US cautiously optimistic as signs of recovery emerge

Published by rudy Date posted on April 13, 2009

WASHINGTON, D.C.: President Barack Obama sees “glimmers of hope” of economic revival and Federal Reserve chief Ben Bernanke detects “green shoots” of recovery, but amid the guarded optimism are concerns whether the United States can lead the world out of recession.

As credit markets thaw, signs of life emerge in the moribund housing market, retail sales get a modest bounce and claims for jobless benefits stabilize, worries remain that the recession, into its 16th month in April, will not give way to growth soon.

“Real GDP [gross domestic product] is falling rapidly, but we expect it to stabilize by about mid-2009,” said Ed McKelvey, a Goldman Sachs analyst, feeling the pulse of the world’s largest economy, which contracted 6.3 percent in the last 2008 quarter.

“However, the timing of the bottom in real GDP is highly uncertain, and recovery, when it does begin, will be anemic,” he said. Real gross domestic product is the inflation-corrected value of all goods and services produced.

Glimmers of hope

After huddling with his economic team at the White House on Friday, Obama pointed to increases in loans to small businesses, tax cut checks going out, new investments in infrastructure and energy projects and declared: “What we’re starting to see is glimmers of hope across the economy.”

“We’re starting to see progress, and if we stick with it, if we don’t flinch in the face of some difficulties, then I feel absolutely convinced that we are going to get this economy back on track,” Obama told reporters after meeting top economic policymakers and financial regulators at the White House.

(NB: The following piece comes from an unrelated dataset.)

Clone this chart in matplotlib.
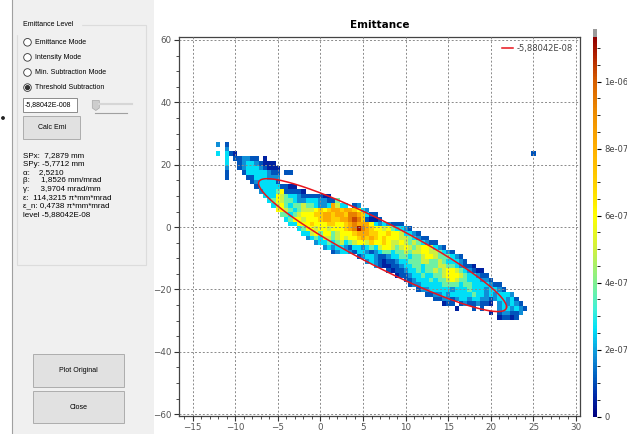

But the president, who at the end of April will have completed his first 100 days in office, warned, “the economy is still under severe stress.”

“And right now we’re still seeing a lot of job losses, a lot of hardship, people finding themselves in some very difficult situations,” he added.

“We still have a lot of work to do, and over the next several weeks you’ll be seeing additional actions by the administration,” he said.

Adding to the recovery optimism, top Obama economic advisor Lawrence Summers said that the “free fall” in the economy was likely to end in the next few months.

According to a survey by the Wall Street Journal released last week, private economists expect the US recession to end in September, though most say it would not be until the second half of 2010 that the economy recovers enough to bring down unemployment.

“The end of the decline isn’t the beginning of the recovery,” economist David Resler of Nomura Securities said. “It’s like a boxing match. Even if you win the fight, it’s not going to feel as good when you get out of the ring as when you went in.”

The economists surveyed forecast GDP to contract in the first and second quarters of this year by 5 percent and 1.8 percent, respectively, on a seasonally adjusted annualized rate. A modest return to growth is not expected until the third quarter.

More than a third of the 53 economists polled expect the jobless rate to peak in the first half of 2010.

By December of this year, the economists on average expect the unemployment rate to hit 9.5 percent, up from the 8.5 percent in March.

Fed forecast

Federal Reserve chief Bernanke and his policymakers at their meeting three weeks ago stared down grim forecasts that were sharply lower than the outlook at their January meeting, according to minutes of the talks released last week.

They believe the economy will begin to grow again “slowly” next year instead of the second half of 2009, as they had expected in January.

Even as the central bankers remain cautious, Wall Street shares are rising, kindling hopes that the worst is over.

The market buoyancy came despite concerns that the financial system has not been cleansed yet of its “toxic assets”—believed to be several trillions of dollars of soured mortgage-based securities, a key source of global turmoil.

The US stock rally entered its second month last week also despite an anticipated seventh straight quarter of declining profits for companies in the January to March period and prospects of more companies going bankrupt.

“Equity prices are up sharply, but the debt market continues to indicate a high probability of default,” warned Simon Johnson, a professor at the Massachusetts Institute of Technology (MIT).

“In particular, the level and recent trajectory of credit default swap spreads suggest that, as the financial system as a whole stabilizes, market participants expect increasing odds of failure [and failed bailout attempts] for the very largest banks,” he said.

While government attempts to stabilize short-term credit markets have been somewhat successful, conditions in short-term funding markets have tightened recently, said Joseph Brusuelas, director at Moody’s Economy.com.

“The Fed will have to remain vigilant in its pursuit of financial stability,” he said. “Should markets experience a setback, recovery could be delayed beyond late 2010 and early 2011.”